### THE REQUEST
Everything from the line containing "Convert this chart to D3.js code." through the line containing "const yTicks = [0,10,20,30,40,50,60,70,80,90,100];" should be repeated exactly, and nothing else from the data.

### RECORDED INFORMATION
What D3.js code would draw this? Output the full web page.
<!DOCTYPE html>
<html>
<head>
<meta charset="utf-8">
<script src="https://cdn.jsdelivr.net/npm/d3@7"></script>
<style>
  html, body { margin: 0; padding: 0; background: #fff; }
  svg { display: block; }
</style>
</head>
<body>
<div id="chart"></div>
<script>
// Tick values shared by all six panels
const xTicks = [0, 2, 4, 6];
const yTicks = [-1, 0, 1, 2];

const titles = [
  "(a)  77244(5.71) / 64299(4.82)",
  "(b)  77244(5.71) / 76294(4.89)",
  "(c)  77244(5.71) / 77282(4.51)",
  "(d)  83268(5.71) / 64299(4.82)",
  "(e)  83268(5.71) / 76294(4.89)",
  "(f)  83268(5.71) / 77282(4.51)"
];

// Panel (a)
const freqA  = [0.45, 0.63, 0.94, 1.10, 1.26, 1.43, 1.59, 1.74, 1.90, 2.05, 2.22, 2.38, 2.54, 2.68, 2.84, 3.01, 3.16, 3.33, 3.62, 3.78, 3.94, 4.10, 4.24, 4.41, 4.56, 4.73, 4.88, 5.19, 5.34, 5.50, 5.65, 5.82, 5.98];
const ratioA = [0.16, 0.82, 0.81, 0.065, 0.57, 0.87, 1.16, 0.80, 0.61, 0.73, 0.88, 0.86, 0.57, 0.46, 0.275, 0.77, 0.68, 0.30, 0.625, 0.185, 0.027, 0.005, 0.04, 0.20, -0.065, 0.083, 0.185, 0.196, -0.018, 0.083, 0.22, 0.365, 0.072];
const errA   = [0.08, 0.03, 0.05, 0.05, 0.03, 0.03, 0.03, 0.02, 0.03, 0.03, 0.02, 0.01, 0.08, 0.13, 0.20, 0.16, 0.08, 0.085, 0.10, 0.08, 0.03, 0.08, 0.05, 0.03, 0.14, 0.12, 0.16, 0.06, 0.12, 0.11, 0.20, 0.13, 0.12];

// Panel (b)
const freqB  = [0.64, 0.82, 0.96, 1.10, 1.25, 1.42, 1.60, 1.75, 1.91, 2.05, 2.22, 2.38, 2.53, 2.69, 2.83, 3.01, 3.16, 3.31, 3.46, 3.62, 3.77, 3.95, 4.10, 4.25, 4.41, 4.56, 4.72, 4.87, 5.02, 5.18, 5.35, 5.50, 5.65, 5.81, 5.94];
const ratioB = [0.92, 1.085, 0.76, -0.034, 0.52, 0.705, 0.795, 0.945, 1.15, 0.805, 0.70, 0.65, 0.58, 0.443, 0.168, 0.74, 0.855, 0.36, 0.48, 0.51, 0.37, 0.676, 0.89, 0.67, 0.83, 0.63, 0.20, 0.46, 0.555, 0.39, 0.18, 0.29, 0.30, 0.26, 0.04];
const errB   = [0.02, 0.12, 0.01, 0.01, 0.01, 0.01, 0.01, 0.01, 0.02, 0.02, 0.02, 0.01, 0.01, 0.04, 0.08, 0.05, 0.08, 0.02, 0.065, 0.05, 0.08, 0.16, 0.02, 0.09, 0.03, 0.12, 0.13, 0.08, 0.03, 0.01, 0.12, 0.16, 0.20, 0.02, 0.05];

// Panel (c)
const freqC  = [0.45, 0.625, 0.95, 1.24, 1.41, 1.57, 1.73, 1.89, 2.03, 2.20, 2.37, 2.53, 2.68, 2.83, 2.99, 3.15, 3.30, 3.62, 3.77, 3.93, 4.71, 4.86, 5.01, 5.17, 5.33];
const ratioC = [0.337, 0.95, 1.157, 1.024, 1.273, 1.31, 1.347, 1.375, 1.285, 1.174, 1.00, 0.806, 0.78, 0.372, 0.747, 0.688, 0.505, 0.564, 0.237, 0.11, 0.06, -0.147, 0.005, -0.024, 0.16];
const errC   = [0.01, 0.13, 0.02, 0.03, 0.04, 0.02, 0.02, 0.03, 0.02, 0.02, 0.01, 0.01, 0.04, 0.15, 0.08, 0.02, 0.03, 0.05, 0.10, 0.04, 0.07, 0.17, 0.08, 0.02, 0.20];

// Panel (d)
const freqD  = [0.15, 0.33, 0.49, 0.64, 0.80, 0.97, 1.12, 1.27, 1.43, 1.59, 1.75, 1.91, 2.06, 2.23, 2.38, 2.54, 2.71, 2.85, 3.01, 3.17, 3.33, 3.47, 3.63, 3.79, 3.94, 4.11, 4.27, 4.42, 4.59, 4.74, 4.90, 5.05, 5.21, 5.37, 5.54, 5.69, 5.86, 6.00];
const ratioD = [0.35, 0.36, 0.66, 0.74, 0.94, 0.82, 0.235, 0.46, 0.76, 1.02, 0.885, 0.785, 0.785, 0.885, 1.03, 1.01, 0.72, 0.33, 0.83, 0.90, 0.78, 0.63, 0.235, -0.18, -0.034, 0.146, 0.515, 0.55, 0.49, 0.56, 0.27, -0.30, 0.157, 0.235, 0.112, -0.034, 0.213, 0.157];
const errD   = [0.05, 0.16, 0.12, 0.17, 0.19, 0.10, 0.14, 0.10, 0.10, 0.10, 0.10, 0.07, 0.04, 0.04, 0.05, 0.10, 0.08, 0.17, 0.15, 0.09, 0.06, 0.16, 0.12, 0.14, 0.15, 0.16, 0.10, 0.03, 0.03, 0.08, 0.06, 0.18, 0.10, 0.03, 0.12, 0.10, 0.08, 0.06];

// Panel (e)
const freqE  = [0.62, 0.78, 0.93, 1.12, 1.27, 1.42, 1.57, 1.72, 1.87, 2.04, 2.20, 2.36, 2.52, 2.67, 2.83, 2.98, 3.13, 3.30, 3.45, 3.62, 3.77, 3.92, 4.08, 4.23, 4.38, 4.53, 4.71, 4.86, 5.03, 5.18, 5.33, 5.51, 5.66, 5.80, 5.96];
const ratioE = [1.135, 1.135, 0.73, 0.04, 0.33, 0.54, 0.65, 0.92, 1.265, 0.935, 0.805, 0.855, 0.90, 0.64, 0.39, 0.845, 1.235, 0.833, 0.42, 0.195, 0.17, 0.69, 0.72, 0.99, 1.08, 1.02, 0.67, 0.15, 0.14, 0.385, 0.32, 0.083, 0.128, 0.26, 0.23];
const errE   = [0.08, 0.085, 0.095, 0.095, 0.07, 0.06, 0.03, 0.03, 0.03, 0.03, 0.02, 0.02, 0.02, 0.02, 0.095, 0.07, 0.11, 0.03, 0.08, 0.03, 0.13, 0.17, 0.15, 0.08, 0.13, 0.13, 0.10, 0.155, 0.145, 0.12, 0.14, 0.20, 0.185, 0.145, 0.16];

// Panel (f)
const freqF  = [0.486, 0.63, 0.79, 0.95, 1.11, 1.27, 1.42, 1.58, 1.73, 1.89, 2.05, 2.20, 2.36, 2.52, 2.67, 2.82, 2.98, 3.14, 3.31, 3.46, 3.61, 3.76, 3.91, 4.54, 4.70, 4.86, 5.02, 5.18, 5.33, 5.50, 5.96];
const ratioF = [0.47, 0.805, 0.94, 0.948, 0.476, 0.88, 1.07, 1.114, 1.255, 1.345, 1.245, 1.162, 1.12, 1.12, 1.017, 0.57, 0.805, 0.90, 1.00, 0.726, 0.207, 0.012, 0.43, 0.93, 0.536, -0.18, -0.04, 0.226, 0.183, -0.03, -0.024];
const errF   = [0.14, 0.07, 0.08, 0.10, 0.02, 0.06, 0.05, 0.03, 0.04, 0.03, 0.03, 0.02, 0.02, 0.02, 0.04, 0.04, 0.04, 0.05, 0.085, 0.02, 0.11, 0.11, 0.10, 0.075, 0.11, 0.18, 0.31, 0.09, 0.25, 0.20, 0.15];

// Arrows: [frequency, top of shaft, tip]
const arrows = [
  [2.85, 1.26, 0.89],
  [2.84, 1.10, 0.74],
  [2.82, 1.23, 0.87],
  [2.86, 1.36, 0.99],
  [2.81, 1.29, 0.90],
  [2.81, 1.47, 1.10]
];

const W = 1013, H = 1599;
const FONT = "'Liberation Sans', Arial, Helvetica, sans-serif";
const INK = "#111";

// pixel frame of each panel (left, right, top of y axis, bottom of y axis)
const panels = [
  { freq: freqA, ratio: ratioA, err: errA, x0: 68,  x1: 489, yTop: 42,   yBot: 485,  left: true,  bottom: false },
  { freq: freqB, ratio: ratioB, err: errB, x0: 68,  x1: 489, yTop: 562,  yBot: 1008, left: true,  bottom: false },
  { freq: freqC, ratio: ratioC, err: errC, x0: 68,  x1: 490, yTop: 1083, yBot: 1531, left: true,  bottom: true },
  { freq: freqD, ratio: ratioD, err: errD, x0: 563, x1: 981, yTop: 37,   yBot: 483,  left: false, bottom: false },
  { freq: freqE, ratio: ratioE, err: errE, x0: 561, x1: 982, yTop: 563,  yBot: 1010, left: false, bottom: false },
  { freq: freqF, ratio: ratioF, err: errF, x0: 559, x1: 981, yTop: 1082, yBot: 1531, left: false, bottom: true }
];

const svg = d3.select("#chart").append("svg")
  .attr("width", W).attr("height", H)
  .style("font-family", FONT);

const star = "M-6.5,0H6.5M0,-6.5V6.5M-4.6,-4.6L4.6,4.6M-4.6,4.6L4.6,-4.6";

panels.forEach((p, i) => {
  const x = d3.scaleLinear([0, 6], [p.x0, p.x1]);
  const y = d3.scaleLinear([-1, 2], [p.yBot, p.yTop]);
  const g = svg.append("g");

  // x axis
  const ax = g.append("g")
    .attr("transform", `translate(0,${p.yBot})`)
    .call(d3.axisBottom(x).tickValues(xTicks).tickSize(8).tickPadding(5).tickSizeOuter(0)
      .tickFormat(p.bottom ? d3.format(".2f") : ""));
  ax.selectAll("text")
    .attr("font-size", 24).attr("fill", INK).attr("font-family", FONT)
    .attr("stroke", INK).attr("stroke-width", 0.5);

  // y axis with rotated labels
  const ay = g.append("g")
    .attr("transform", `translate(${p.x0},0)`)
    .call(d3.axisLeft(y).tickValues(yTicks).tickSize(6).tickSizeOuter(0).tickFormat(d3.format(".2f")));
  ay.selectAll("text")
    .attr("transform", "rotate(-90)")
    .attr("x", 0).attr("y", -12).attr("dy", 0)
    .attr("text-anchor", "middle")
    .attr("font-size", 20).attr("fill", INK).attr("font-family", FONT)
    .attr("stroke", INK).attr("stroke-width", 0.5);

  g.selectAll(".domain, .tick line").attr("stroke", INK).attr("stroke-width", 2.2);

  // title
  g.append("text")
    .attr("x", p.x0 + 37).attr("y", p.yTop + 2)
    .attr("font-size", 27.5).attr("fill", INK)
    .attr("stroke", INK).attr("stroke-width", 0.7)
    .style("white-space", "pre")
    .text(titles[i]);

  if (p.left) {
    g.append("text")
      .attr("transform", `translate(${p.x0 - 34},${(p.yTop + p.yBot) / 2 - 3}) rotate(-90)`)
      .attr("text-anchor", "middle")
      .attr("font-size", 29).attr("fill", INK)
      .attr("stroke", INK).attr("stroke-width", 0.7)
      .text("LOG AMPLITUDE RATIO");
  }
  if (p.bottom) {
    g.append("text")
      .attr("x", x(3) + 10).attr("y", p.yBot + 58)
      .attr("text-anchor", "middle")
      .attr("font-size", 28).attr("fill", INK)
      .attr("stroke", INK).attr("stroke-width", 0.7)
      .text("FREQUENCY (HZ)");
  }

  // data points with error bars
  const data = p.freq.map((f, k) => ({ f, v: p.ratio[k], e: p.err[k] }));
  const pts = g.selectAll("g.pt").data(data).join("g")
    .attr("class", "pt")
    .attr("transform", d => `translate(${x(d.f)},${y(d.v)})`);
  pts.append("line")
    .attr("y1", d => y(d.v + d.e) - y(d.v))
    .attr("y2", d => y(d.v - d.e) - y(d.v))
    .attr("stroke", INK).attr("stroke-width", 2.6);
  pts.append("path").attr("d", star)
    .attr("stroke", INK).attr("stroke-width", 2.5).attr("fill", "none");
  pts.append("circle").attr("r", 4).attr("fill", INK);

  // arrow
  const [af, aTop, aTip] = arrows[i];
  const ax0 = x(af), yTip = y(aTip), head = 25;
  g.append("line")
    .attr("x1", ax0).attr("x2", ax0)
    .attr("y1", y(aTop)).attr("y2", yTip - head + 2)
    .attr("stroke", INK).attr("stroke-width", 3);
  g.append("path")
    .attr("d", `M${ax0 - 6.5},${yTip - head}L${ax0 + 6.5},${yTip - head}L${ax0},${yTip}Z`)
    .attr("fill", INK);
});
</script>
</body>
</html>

--

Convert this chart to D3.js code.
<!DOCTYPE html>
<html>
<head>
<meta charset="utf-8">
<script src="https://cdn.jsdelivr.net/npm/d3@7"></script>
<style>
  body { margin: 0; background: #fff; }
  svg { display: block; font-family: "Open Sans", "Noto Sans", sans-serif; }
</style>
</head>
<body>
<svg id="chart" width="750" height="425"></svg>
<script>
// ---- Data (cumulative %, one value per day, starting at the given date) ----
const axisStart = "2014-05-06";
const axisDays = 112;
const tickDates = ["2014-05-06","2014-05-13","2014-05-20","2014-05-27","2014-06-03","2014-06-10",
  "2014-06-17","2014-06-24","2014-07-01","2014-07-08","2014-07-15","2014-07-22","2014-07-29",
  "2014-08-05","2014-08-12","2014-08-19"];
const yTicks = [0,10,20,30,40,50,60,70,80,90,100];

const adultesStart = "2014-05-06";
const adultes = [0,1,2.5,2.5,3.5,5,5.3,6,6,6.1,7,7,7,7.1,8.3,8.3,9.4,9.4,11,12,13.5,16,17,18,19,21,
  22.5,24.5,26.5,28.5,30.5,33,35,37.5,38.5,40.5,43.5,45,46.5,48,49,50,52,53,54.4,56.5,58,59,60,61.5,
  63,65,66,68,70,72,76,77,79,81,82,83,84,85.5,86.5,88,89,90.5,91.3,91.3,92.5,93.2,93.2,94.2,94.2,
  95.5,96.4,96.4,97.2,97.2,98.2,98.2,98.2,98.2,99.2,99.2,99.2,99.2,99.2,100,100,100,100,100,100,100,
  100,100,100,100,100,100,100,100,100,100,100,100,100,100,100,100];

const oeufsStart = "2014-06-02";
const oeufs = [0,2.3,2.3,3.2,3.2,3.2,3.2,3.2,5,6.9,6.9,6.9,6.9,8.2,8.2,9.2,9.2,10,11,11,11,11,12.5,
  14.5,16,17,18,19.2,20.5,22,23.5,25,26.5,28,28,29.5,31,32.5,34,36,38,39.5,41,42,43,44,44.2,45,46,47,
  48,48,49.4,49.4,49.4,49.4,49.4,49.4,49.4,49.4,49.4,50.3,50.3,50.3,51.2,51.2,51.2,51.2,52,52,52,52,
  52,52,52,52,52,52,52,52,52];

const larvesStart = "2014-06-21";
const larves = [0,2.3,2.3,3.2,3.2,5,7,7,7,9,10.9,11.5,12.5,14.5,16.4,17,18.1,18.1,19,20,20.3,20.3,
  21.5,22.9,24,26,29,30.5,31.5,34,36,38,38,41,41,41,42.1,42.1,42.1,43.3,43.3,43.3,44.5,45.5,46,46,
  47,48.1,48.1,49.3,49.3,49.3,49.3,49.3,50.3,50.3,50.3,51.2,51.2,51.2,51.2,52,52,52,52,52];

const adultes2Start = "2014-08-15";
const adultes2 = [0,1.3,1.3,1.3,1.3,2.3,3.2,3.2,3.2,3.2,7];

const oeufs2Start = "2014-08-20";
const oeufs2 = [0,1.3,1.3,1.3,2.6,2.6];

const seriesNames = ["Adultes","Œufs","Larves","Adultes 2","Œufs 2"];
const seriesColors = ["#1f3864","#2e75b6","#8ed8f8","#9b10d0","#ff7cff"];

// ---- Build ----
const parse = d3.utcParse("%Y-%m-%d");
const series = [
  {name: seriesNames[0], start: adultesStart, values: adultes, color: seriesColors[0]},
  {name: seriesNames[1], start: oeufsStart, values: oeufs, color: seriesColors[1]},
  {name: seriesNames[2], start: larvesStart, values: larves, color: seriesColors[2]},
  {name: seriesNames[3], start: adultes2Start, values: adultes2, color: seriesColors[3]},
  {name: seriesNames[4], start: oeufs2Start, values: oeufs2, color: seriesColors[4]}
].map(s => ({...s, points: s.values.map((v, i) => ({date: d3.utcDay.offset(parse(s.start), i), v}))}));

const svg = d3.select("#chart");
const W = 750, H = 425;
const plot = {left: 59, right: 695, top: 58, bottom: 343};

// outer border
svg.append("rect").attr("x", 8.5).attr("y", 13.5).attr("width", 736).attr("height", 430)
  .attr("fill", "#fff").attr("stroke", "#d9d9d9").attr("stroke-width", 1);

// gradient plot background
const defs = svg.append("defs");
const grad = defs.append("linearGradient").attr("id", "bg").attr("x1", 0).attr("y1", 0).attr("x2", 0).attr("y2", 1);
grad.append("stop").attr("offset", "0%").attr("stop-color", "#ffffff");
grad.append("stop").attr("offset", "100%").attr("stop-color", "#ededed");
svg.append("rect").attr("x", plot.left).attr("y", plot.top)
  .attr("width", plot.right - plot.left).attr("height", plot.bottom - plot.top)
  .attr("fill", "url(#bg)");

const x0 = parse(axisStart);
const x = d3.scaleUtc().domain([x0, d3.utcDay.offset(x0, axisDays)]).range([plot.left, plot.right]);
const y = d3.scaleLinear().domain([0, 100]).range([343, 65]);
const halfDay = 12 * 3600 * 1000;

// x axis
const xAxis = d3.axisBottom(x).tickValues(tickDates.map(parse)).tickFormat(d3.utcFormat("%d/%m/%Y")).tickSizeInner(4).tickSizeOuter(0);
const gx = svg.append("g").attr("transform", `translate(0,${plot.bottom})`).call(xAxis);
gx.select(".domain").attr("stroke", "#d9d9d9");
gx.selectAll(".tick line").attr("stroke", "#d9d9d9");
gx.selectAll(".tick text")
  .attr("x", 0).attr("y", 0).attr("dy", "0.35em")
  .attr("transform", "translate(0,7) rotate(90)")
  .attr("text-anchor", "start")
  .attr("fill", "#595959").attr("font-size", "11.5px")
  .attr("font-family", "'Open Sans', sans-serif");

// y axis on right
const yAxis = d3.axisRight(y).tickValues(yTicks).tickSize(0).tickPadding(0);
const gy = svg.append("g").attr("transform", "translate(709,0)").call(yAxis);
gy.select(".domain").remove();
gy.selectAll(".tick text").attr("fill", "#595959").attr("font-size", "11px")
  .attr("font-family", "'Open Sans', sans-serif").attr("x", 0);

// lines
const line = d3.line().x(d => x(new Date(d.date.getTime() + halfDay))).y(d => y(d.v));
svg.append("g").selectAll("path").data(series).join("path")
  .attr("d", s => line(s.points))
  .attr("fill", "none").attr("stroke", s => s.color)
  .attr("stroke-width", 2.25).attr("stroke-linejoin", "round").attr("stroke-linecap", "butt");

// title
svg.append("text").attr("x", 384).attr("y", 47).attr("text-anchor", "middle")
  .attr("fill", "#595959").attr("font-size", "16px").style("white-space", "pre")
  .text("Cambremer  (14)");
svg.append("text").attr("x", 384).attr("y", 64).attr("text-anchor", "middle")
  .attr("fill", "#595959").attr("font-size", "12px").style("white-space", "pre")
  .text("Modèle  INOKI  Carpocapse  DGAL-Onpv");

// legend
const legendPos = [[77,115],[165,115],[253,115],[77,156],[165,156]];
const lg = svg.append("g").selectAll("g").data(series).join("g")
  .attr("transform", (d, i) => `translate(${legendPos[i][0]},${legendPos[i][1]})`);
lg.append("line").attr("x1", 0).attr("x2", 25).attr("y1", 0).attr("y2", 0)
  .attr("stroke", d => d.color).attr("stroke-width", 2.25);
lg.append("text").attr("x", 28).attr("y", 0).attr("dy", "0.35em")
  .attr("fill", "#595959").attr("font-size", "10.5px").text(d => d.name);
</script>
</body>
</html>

### WRITTEN ANSWER
Convert this chart to D3.js code.
<!DOCTYPE html>
<html>
<head>
<meta charset="utf-8">
<script src="https://cdn.jsdelivr.net/npm/d3@7"></script>
<style>
  body { margin: 0; background: #fff; }
  svg { display: block; font-family: "Open Sans", "Noto Sans", sans-serif; }
</style>
</head>
<body>
<svg id="chart" width="750" height="425"></svg>
<script>
// ---- Data (cumulative %, one value per day, starting at the given date) ----
const axisStart = "2014-05-06";
const axisDays = 112;
const tickDates = ["2014-05-06","2014-05-13","2014-05-20","2014-05-27","2014-06-03","2014-06-10",
  "2014-06-17","2014-06-24","2014-07-01","2014-07-08","2014-07-15","2014-07-22","2014-07-29",
  "2014-08-05","2014-08-12","2014-08-19"];
const yTicks = [0,10,20,30,40,50,60,70,80,90,100];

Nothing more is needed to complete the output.